Honor Fraser Gallery is pleased to present Sarah Cain’s second one-person exhibition at the gallery. BOW DOWN opens on Friday, May 29, 2015 with a reception from 6-8pm.
Using the conventional ideas, means, and materials of painting, Sarah Cain has spent the last decade challenging these same conventions. Cutting, collaging, and expanding paintings beyond their boundaries, she pushes at what painting is and can be, opening spaces for us as viewers to follow her into new territories of abstraction. Exploring color, depth, scale, and emotion, Cain makes paintings on paper, canvas, objects, and walls. Though the scale of her work is at times architectural, Cain incorporates small found objects amid drawn and painted gestures. As a result, the visual experience of her work is immersive and is amplified by close looking. Cain describes her paintings as being like extensions of her body. In a symmetrical relationship, the viewer’s experience of her work is specific and expansive; it is both visual and bodily.
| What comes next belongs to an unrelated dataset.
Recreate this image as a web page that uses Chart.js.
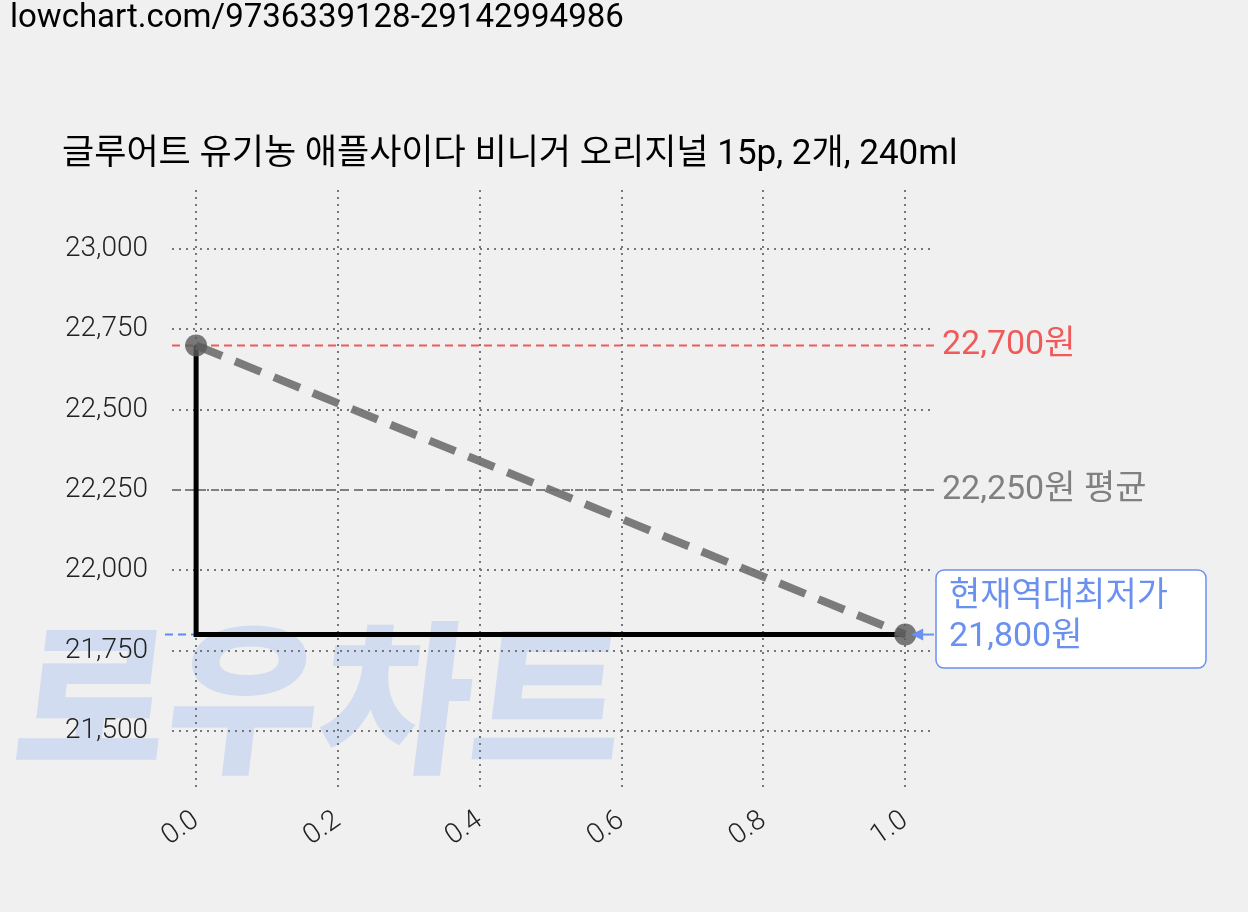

BOW DOWN will include a large painting made on site. For over a decade, Cain has been making ephemeral artworks that respond to the architecture that contains them as well as the context within which the architecture is situated. These works include gestures painted directly onto walls, floors, and ceilings and have incorporated furniture and other detritus found at the sites. Completely improvised, Cain’s site-specific paintings derive their power from the inherent risk of working within defined temporal and spatial constraints. The immediacy of this aspect of her practice provides balance for the more labored works that emerge from her studio.
Cain’s recent studio work evinces an evolution in form and restraint. While several of Cain’s new paintings pair repeated patterns or confined marks with bold gestures, they also feature objects that are an integrated part of the overall composition, at times standing in for and at others occluding painted marks. In three new works, Cain has combined painted canvases with found domestic furniture: a loveseat, a chest of drawers, and a vanity. Emerging from her use of objects in her paintings and her inclusion of found objects in her ephemeral site-specific works, these new painting-sculpture hybrids contrast monochromatic white and black areas with brightly-hued squiggles, splashes, stripes, and mazes and investigate what happens when a canvas and an object become a simultaneous and continuous surface for painting.
The title of the exhibition comes from the Beyoncé song “Flawless.” Originally released as “Bow Down,” Beyoncé created a second version that includes an excerpt from a talk delivered by Chimamanda Ngozi Adichie entitled “We should all be feminists.” Beyoncé’s vision of weaving a measured, academic approach to contemporary feminism into an anthem generated controversy among music critics and feminist scholars alike. Working within the male dominated legacy of abstract painting, Cain’s insistence on the body within her work is an assertive, intentional confrontation of art history’s denial of femaleness, and Beyoncé’s song is a parallel gesture within the male dominated music industry. Her lyrics, “Bow down, bitches, bow bow down, bitches” is an aggressive—and for fans, inspiring and empowering—refrain. “Flawless” embodies the anger, exuberance, politics, and sexuality that Cain pours into her work.
Sarah Cain was born in Albany, New York in 1979 and lives in Los Angeles. She received a BFA from the San Francisco Art Institute in 2001 and a MFA from the University of California, Berkeley in 2006. Sarah Cain: blue in your body, red when it hits the air is on view at the Museum of Contemporary Art, San Diego through July 19, 2015, and a one-person exhibition featuring a 4,000 square foot original work on site will open at the Contemporary Art Museum, Raleigh, North Carolina in the fall of 2015. Cain’s work has been included in exhibitions such as Variations: Conversations in and around Abstract Painting, Los Angeles County Museum of Art, Los Angeles, CA (2014); Now-ism: Abstraction Today, Pizzuti Collection, Columbus, OH (2014); I was a double, Tang Teaching Museum and Art Gallery, Skidmore College, Saratoga Springs, NY (2014); Outside The Lines, Contemporary Arts Museum, Houston, TX (2013); Painting in Place, Los Angeles Nomadic Division (LAND), Los Angeles, CA (2013); PAINT THINGS: beyond the stretcher, deCordova Sculpture Park and Museum, Lincoln, MA (2013); Made in L.A., Hammer Museum, Los Angeles, CA (2012); Gold, Imperial Belvedere Palace Museum, Vienna, Austria (2012); Nothing Beside Remains, LAND: Marfa, Marfa, TX (2011); Two Schools of Cool, Orange County Museum of Art, Newport Beach, CA (2011); 2008 California Biennial, Orange County Museum of Art, Newport Beach, CA (2008); SECA Art Award Exhibition, San Francisco Museum of Modern Art, San Francisco, CA (2007); and Like Color in Pictures, Aspen Art Museum, Aspen, CO (2007).